A WPRI-TV poll released October 30 had Congressman David Cicilline clinging to a one-point lead over his Republican challenger as the campaign entered its home stretch. And it was hardly the only survey suggesting a tight race.

The television station conducted a poll a month earlier that gave Cicilline a 6-point lead. A Brown University poll released shortly thereafter found the same gap. And the campaigns' internal polls showed a tight race, too - nothing like the 12-point win Cicilline would eventually register on Election Day.

So, how did the polls go so wrong?

There is, of course, the possibility that they didn't. Public opinion surveys, as WPRI's respected pollster Joe Fleming pointed out in a chat this morning, are snapshots in time. It's possible that voters moved, in big numbers, to Cicilline in the closing days of the campaign - after the final polls had pulled out of the field.

The race's remarkable fluidity - in February, a WPRI poll gave Doherty a 15-point edge on Cicilline - lends some credence to this argument. Butit's a little hard to believe that Cicilline's lead really jumped from 1 percent to 12 percent in just a couple of weeks.

More likely: pollsters undersampled certain segments of the electorate. Some sources have suggested that the Latino vote in areas like south Providence and Central Falls may have been underrepresented. Fleming agreed that could be an issue. But that wouldn't explain the full gap.
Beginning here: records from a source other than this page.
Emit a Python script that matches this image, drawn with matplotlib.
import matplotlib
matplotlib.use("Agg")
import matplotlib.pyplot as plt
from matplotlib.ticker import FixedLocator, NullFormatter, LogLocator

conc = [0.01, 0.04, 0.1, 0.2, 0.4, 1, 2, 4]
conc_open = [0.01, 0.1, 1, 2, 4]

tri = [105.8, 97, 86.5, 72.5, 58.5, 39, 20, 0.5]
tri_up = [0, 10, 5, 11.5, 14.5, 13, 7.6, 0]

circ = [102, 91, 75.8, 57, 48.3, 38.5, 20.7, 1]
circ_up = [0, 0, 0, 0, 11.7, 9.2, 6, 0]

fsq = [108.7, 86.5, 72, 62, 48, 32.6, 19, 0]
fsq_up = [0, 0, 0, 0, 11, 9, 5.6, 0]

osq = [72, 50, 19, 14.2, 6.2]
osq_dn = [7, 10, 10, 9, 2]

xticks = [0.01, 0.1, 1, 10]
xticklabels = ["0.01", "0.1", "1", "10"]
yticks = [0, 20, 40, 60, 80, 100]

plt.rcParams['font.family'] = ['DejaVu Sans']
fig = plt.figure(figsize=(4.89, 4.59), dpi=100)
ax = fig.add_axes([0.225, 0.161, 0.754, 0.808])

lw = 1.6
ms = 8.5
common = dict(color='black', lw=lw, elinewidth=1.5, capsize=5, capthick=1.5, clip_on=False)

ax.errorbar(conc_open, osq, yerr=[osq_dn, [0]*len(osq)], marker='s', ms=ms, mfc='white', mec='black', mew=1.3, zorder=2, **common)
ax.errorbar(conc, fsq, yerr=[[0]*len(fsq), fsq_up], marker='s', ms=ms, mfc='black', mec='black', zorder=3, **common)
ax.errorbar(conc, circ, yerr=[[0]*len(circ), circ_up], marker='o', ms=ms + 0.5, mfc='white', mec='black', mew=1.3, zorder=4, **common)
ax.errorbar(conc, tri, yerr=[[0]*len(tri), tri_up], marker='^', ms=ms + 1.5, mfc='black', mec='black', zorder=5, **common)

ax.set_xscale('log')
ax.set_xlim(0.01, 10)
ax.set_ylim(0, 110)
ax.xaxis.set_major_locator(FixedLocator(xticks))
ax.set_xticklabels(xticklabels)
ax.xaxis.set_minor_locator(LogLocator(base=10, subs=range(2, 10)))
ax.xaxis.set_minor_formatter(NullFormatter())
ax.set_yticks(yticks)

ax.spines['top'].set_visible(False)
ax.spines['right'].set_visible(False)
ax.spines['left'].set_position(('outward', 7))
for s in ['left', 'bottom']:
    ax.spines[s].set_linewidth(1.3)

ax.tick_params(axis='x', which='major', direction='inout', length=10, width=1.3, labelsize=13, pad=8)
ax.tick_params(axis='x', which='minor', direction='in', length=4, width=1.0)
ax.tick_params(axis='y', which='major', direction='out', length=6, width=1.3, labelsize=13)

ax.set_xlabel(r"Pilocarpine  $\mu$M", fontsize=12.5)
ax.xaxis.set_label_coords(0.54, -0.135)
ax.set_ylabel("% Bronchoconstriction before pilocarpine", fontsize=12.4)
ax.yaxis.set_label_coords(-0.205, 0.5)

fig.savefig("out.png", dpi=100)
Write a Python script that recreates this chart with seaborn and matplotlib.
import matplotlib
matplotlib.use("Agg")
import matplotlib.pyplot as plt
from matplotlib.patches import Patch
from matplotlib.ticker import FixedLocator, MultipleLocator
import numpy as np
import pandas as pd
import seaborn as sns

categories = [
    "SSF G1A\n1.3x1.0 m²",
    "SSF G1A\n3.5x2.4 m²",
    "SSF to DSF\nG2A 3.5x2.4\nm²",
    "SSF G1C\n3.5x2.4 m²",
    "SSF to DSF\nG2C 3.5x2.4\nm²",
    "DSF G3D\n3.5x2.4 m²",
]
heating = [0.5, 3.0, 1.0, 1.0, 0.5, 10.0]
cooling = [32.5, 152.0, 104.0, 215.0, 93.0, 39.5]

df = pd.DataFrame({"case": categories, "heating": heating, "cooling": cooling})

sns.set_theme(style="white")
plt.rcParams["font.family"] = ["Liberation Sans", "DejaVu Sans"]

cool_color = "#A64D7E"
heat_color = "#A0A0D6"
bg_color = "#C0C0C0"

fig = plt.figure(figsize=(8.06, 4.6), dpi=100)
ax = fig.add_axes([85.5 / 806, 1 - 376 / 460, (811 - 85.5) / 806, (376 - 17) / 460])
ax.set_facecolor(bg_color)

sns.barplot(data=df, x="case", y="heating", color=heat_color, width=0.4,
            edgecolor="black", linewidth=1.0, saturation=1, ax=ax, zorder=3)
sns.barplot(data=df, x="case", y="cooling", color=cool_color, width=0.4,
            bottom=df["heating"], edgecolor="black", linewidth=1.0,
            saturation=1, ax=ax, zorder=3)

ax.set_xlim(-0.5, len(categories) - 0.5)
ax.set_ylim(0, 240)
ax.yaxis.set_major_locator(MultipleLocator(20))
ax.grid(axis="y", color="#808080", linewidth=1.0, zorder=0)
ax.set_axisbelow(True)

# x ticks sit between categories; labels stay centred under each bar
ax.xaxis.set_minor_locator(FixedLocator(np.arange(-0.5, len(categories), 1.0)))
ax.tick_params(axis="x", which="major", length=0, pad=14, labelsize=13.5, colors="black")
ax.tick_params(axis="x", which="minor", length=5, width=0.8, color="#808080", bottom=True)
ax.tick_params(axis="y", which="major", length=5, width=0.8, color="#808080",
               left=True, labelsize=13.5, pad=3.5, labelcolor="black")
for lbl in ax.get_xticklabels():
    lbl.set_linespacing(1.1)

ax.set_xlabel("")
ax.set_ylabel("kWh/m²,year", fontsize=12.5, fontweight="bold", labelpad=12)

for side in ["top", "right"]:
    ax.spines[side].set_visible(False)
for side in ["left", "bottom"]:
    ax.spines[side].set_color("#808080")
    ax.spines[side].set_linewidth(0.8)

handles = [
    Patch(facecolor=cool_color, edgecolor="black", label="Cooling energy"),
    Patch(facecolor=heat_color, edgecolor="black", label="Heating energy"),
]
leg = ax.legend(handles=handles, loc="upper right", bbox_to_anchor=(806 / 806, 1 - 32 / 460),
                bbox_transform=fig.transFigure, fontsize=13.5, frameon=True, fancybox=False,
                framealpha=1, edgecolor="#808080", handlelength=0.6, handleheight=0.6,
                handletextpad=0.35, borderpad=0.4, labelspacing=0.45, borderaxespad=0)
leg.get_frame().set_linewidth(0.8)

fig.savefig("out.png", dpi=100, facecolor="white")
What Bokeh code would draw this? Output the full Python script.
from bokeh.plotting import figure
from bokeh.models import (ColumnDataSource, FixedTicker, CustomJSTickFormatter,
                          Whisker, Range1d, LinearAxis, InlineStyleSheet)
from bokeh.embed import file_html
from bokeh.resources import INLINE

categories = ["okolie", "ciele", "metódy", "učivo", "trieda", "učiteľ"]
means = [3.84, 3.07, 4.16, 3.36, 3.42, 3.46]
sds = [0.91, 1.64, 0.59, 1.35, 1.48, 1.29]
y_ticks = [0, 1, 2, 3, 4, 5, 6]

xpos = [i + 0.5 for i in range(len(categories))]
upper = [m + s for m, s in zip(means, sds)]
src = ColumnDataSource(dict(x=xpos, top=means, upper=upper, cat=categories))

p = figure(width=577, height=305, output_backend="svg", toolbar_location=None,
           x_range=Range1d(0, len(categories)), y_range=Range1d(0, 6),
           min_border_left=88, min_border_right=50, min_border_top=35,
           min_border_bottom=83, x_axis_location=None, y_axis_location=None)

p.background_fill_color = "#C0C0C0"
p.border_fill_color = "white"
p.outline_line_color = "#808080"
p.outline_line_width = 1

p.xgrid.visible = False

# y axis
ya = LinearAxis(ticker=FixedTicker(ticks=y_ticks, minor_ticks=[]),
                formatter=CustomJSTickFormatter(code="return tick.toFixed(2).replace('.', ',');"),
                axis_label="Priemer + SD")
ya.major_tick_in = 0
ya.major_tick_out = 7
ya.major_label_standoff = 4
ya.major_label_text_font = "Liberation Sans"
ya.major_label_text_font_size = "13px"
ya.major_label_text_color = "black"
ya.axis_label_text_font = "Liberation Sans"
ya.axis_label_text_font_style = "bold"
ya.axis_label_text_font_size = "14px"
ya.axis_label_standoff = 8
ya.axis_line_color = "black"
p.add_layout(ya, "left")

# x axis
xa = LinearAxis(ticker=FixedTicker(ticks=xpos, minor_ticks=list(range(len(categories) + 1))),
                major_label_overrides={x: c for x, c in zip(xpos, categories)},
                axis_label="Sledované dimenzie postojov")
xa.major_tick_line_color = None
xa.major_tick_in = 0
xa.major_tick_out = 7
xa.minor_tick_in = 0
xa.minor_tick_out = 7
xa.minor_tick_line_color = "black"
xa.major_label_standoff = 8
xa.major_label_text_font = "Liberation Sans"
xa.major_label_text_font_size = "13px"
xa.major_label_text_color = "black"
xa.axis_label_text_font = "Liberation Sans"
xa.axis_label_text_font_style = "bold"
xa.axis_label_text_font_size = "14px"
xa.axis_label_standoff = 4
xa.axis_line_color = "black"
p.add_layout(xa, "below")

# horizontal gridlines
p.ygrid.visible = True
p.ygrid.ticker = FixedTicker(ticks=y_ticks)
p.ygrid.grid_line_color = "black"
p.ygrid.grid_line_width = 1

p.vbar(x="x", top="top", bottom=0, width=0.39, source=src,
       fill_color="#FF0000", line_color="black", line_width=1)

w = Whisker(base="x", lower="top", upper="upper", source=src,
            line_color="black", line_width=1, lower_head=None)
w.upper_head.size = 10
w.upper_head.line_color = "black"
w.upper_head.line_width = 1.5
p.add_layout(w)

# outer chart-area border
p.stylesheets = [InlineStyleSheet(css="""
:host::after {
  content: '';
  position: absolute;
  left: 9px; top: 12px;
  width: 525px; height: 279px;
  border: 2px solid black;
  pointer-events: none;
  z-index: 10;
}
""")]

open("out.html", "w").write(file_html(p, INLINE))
Pollsters, as Fleming himself suggests, may have simply undersampled Democrats - failing to account for a big turnout by the party faithful in a presidential election year.

The state does not yet have data on who voted in the election, by party. But the circumstantial evidence supports Fleming's theory. While turnout in the First Congressional District actually declined some 9.8 percent between the last presidential election, in 2008, and this year's contest, the drop-off was not as sharp in three urban, Democratic strongholds I examined - three cities that were vital to Cicilline's victory.

Turnout dipped just 6.2 percent in Providence (which is divided between Cicilline and Congressman James Langevin's districts) and 5 percent in Pawtucket. In the much smaller Central Falls, which had a feisty mayoral contest on the ballot, it actually jumped 1 percent.

Fleming's polling sample roughly matched the party breakdown among registered voters in Rhode Island. He said he would consider upping the Democratic quotient in the next presidential year, 2016. If he had done the same this year, we might have learned, a bit earlier, what emerged as a central truth on Election Day: the race was not as close as we imagined.